The gentleman on the right is Bill our guide. He was really great with just enough facts and just enough humor to make the three hours go by very quickly.

In account of the day, I must say I had a great time. These bridges are wonderful just to look at and hear the sounds of the creek rushing underneath. To have as speakers and guides the fine folks of the Covered Bridge Society made this an educational and heartwarming experience. I want drive someone around to these bridges and share with them all the insight I gained from todays trip.

Sunday, September 12, 2004

Shrewsbury Faire 2004

Shrewsbury Faire is a mediaeval blast. The sponsors really have their olde acts together and a fun time is had by all. 150 vendors, 1,000 costumed participants and 17,000 visitors in two days. Nestled in the beauiful King Valley somewhere between Dallas and Corvallis this anual event gave us a great day for $8.00 bucks each and a coupon.

The Food circle had appropriate fare and I dined on haggis and stag sausage.

Lauren befriended a fine Lady and her Lord. The Lady gave Lauren a beautiful stone and assured her it was a dragon's tear she had collected from the snow.

I'll bet there was a face painter at a gatherering of more than 5 neanderthals 10 million years ago. Today the tradition lives, and Lauren sports the latest Elizabethian eye swirl.

OK, she's cute, we all know that! But, this outfit really made her cute. At only $45.00 clams I would have bought it if it were in rose(pink) and two inches longer....I have her card.

I felt like a child reading Horatio Hornblower for the first time. This old man spun a tale of Magellan and his trials and tribulations in trying to circumnavigate the deep blue. The old man was a true master of storytelling!

Tuesday, September 07, 2004

Oregon State Fair 2004

Sunday morning September 5th, 2004. We have arrived early, to beat the Christians, and the heat. Paper said they'd open at 9 AM. We park right outside the gate and no one takes our money. Starting out just fine I think to myself. We get to the gate and the sign says it opens at 11 AM. Bummer. Time to regroup. We decide to walk around and see if we can find a way in early. I love to see setups. We wind up walking halfway around the grounds and find on the opposite side an open gate and its near the animals! Yee haw! We're in!

This matron had her hooves full. She was drinking from one end and delivering the goods out the other. And she had to work to keep up with all twelve of her youngins. Whatever she had it really livened up the piglets and seeing them tear around the pen made the entire crowd break into laughter. I recorded the ambience with my Sony Minidisc as well as the digital camera.

Here, the queen of the fair repasses with some cheap ice cream. We are taking a break in the Mexican Village. This would have been good to come back for a taco or civiche, but alas there were way too many distractions. Soon we were off to the craft section, but discovered they didn't have it this year.
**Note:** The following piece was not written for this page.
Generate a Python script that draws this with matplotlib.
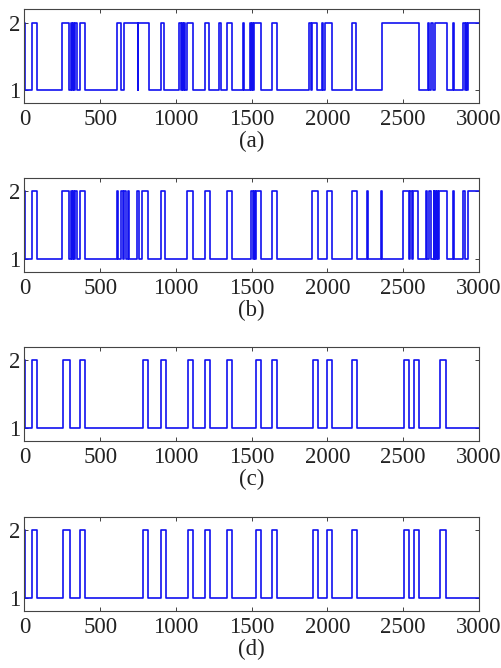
import numpy as np
import matplotlib
matplotlib.use("Agg")
import matplotlib.pyplot as plt

# ---- data: rising / falling edge times of each binary (1/2) signal ----
x_max = 3000
x_ticks = [0, 500, 1000, 1500, 2000, 2500, 3000]
y_ticks = [1, 2]
panel_labels = ["(a)", "(b)", "(c)", "(d)"]

a_rise = [0, 51, 250, 307, 320, 333, 366, 608, 655, 752, 899, 1022, 1040, 1055, 1070,
          1193, 1286, 1339, 1440, 1488, 1500, 1515, 1631, 1880, 1898, 1961, 1982, 2159,
          2357, 2661, 2683, 2712, 2826, 2896, 2912, 2928]
a_fall = [2, 80, 296, 313, 327, 344, 397, 640, 747, 822, 923, 1030, 1048, 1062, 1114,
          1220, 1299, 1372, 1450, 1495, 1508, 1560, 1668, 1890, 1928, 1972, 2027, 2188,
          2605, 2672, 2698, 2786, 2835, 2905, 2920, 3000]

b_rise = [0, 51, 250, 307, 320, 333, 366, 608, 635, 660, 680, 745, 773, 899, 1070,
          1193, 1339, 1495, 1512, 1525, 1631, 1900, 1995, 2159, 2263, 2351, 2496, 2543,
          2562, 2648, 2672, 2700, 2712, 2724, 2736, 2826, 2896, 2925]
b_fall = [2, 80, 296, 313, 327, 344, 397, 620, 650, 672, 690, 754, 817, 925, 1110,
          1224, 1370, 1505, 1520, 1560, 1668, 1935, 2027, 2193, 2270, 2358, 2535, 2555,
          2599, 2655, 2685, 2706, 2718, 2730, 2786, 2835, 2905, 3000]

c_rise = [0, 51, 252, 366, 780, 899, 1077, 1191, 1339, 1525, 1631, 1902, 1995, 2159,
          2505, 2571, 2742]
c_fall = [2, 85, 300, 399, 817, 932, 1114, 1224, 1372, 1560, 1668, 1935, 2032, 2197,
          2540, 2604, 2780]

d_rise = [0, 51, 252, 366, 780, 899, 1077, 1191, 1339, 1525, 1631, 1902, 1995, 2159,
          2505, 2571, 2742]
d_fall = [2, 85, 300, 399, 817, 932, 1114, 1224, 1372, 1560, 1668, 1935, 2032, 2197,
          2540, 2604, 2780]

signals = [(a_rise, a_fall), (b_rise, b_fall), (c_rise, c_fall), (d_rise, d_fall)]


def step_series(rise, fall, xmax):
    xs, ys = [], []
    prev = 0
    for r, f in zip(rise, fall):
        xs += [prev, r, r, f, f]
        ys += [1, 1, 2, 2, 1]
        prev = f
    xs += [prev, xmax]
    ys += [1, 1]
    xs = np.array(xs, dtype=float)
    ys = np.array(ys, dtype=float)
    if xs[-2] >= xmax:  # ends high
        xs, ys = xs[:-2], ys[:-2]
        ys[-1] = 2
    return xs, ys


plt.rcParams['font.family'] = ['Liberation Serif', 'DejaVu Serif']
W, H = 502, 668
fig = plt.figure(figsize=(W / 100, H / 100), dpi=100)

left_px, right_px = 24.5, 479
tops_px = [9.3, 178, 347, 517]
height_px = 94
fs = 16.5

for i, ((rise, fall), lab) in enumerate(zip(signals, panel_labels)):
    top = tops_px[i]
    ax = fig.add_axes([left_px / W, 1 - (top + height_px) / H,
                       (right_px - left_px) / W, height_px / H])
    xs, ys = step_series(rise, fall, x_max)
    ax.plot(xs, ys, color='#1010f0', lw=1.2)
    ax.set_xlim(0, x_max)
    ax.set_ylim(0.8, 2.2)
    ax.set_xticks(x_ticks)
    ax.set_yticks(y_ticks)
    ax.tick_params(direction='in', top=True, right=True, length=3, width=0.6,
                   labelsize=fs, colors='#222222', pad=3)
    ax.tick_params(axis='x', pad=4)
    for s in ax.spines.values():
        s.set_color('#444444')
        s.set_linewidth(0.8)
    ax.set_xlabel(lab, fontsize=fs, labelpad=1, color='#222222')

fig.savefig("out.png", dpi=100)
Fortunately, we found this South American band and we camped for about three songs. These guys were so delightful, I willingly removed money from my pocket and bought their CD. Also, I managed to bootleg (Sony Minidisc) 3 tunes. I must say after hearing the CD that the bootleg is more natural and lively. The Sony Minidisc with the Sound Professional binural mics can really capture the moment!

After 5 hours of sensory overload we were burntout and made our way back to the burb. What a fun day!